Retype the whole listing verbatim and keep the pictures out of it.

..............................

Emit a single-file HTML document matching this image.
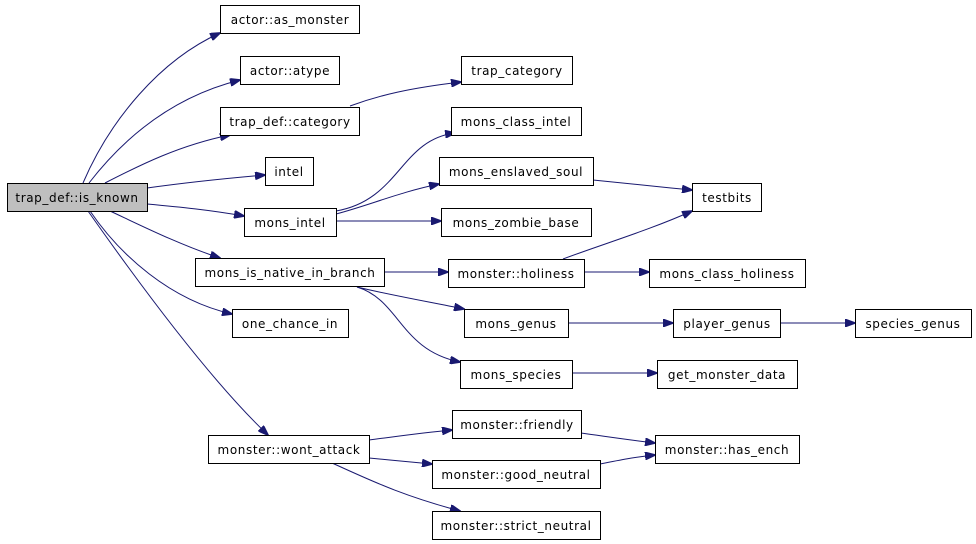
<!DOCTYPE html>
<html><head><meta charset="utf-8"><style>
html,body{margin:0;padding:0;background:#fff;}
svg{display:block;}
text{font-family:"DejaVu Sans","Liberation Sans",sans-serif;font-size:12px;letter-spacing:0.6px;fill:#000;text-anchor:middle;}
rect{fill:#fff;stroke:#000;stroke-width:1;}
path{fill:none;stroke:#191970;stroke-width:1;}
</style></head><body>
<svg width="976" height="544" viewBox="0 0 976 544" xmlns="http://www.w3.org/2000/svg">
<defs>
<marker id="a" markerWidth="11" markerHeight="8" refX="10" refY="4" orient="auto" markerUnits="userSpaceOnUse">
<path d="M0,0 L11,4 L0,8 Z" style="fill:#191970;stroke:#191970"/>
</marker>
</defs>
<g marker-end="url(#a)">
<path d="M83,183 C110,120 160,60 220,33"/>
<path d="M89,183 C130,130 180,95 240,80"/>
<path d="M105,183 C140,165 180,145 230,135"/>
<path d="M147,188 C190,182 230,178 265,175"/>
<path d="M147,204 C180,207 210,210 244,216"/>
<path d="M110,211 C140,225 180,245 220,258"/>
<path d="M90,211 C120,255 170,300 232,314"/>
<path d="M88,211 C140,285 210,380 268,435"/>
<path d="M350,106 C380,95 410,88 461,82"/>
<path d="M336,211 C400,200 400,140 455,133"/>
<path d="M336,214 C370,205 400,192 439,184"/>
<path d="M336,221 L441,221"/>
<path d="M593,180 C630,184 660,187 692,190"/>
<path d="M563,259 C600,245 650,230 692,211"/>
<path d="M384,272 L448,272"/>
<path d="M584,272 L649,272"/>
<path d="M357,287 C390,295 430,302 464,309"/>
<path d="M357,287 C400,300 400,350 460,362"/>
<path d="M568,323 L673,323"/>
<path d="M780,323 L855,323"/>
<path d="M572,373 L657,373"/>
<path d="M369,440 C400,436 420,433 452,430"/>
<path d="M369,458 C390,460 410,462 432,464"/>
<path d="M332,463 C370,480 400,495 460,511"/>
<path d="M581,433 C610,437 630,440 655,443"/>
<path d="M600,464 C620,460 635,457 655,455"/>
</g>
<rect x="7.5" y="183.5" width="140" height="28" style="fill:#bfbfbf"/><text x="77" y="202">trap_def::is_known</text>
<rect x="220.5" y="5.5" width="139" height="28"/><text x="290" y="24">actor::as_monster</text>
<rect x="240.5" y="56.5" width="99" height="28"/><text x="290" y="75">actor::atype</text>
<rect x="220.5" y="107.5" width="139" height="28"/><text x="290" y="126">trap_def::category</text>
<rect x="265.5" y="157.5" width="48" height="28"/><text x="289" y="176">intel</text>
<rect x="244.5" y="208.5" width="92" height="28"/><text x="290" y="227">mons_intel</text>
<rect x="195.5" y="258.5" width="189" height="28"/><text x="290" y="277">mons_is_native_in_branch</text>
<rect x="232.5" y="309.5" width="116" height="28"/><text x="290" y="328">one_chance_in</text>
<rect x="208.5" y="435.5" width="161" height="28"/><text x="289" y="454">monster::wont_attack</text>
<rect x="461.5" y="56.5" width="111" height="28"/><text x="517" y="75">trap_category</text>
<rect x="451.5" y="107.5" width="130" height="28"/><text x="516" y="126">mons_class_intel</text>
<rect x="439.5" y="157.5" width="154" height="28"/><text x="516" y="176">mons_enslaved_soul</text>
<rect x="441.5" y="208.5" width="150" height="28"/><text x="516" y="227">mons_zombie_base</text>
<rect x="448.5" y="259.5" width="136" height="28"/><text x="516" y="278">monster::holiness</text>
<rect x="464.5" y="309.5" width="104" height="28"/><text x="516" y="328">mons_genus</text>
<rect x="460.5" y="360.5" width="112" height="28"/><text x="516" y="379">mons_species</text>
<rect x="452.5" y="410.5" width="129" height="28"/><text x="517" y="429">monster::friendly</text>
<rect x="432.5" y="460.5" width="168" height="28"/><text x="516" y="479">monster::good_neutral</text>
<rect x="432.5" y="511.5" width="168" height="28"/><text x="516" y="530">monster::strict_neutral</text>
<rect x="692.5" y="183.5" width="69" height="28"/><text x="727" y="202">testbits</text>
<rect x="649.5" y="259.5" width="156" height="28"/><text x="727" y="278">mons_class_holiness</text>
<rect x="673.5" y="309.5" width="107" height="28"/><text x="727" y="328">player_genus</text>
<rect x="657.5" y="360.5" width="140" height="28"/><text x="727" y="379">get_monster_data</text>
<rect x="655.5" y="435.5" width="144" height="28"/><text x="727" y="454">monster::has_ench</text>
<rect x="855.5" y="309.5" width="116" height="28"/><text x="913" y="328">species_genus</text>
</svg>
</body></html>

..............................

* COMPLETE OUTPUT
Emit a single-file HTML document matching this image.
<!DOCTYPE html>
<html><head><meta charset="utf-8"><style>
html,body{margin:0;padding:0;background:#fff;}
svg{display:block;}
text{font-family:"DejaVu Sans","Liberation Sans",sans-serif;font-size:12px;letter-spacing:0.6px;fill:#000;text-anchor:middle;}
rect{fill:#fff;stroke:#000;stroke-width:1;}
path{fill:none;stroke:#191970;stroke-width:1;}
</style></head><body>
<svg width="976" height="544" viewBox="0 0 976 544" xmlns="http://www.w3.org/2000/svg">
<defs>
<marker id="a" markerWidth="11" markerHeight="8" refX="10" refY="4" orient="auto" markerUnits="userSpaceOnUse">
<path d="M0,0 L11,4 L0,8 Z" style="fill:#191970;stroke:#191970"/>
</marker>
</defs>
<g marker-end="url(#a)">
<path d="M83,183 C110,120 160,60 220,33"/>
<path d="M89,183 C130,130 180,95 240,80"/>
<path d="M105,183 C140,165 180,145 230,135"/>
<path d="M147,188 C190,182 230,178 265,175"/>
<path d="M147,204 C180,207 210,210 244,216"/>
<path d="M110,211 C140,225 180,245 220,258"/>
<path d="M90,211 C120,255 170,300 232,314"/>
<path d="M88,211 C140,285 210,380 268,435"/>
<path d="M350,106 C380,95 410,88 461,82"/>
<path d="M336,211 C400,200 400,140 455,133"/>
<path d="M336,214 C370,205 400,192 439,184"/>
<path d="M336,221 L441,221"/>
<path d="M593,180 C630,184 660,187 692,190"/>
<path d="M563,259 C600,245 650,230 692,211"/>
<path d="M384,272 L448,272"/>
<path d="M584,272 L649,272"/>
<path d="M357,287 C390,295 430,302 464,309"/>
<path d="M357,287 C400,300 400,350 460,362"/>
<path d="M568,323 L673,323"/>
<path d="M780,323 L855,323"/>
<path d="M572,373 L657,373"/>
<path d="M369,440 C400,436 420,433 452,430"/>
<path d="M369,458 C390,460 410,462 432,464"/>
<path d="M332,463 C370,480 400,495 460,511"/>
<path d="M581,433 C610,437 630,440 655,443"/>
<path d="M600,464 C620,460 635,457 655,455"/>
</g>
<rect x="7.5" y="183.5" width="140" height="28" style="fill:#bfbfbf"/><text x="77" y="202">trap_def::is_known</text>
<rect x="220.5" y="5.5" width="139" height="28"/><text x="290" y="24">actor::as_monster</text>
<rect x="240.5" y="56.5" width="99" height="28"/><text x="290" y="75">actor::atype</text>
<rect x="220.5" y="107.5" width="139" height="28"/><text x="290" y="126">trap_def::category</text>
<rect x="265.5" y="157.5" width="48" height="28"/><text x="289" y="176">intel</text>
<rect x="244.5" y="208.5" width="92" height="28"/><text x="290" y="227">mons_intel</text>
<rect x="195.5" y="258.5" width="189" height="28"/><text x="290" y="277">mons_is_native_in_branch</text>
<rect x="232.5" y="309.5" width="116" height="28"/><text x="290" y="328">one_chance_in</text>
<rect x="208.5" y="435.5" width="161" height="28"/><text x="289" y="454">monster::wont_attack</text>
<rect x="461.5" y="56.5" width="111" height="28"/><text x="517" y="75">trap_category</text>
<rect x="451.5" y="107.5" width="130" height="28"/><text x="516" y="126">mons_class_intel</text>
<rect x="439.5" y="157.5" width="154" height="28"/><text x="516" y="176">mons_enslaved_soul</text>
<rect x="441.5" y="208.5" width="150" height="28"/><text x="516" y="227">mons_zombie_base</text>
<rect x="448.5" y="259.5" width="136" height="28"/><text x="516" y="278">monster::holiness</text>
<rect x="464.5" y="309.5" width="104" height="28"/><text x="516" y="328">mons_genus</text>
<rect x="460.5" y="360.5" width="112" height="28"/><text x="516" y="379">mons_species</text>
<rect x="452.5" y="410.5" width="129" height="28"/><text x="517" y="429">monster::friendly</text>
<rect x="432.5" y="460.5" width="168" height="28"/><text x="516" y="479">monster::good_neutral</text>
<rect x="432.5" y="511.5" width="168" height="28"/><text x="516" y="530">monster::strict_neutral</text>
<rect x="692.5" y="183.5" width="69" height="28"/><text x="727" y="202">testbits</text>
<rect x="649.5" y="259.5" width="156" height="28"/><text x="727" y="278">mons_class_holiness</text>
<rect x="673.5" y="309.5" width="107" height="28"/><text x="727" y="328">player_genus</text>
<rect x="657.5" y="360.5" width="140" height="28"/><text x="727" y="379">get_monster_data</text>
<rect x="655.5" y="435.5" width="144" height="28"/><text x="727" y="454">monster::has_ench</text>
<rect x="855.5" y="309.5" width="116" height="28"/><text x="913" y="328">species_genus</text>
</svg>
</body></html>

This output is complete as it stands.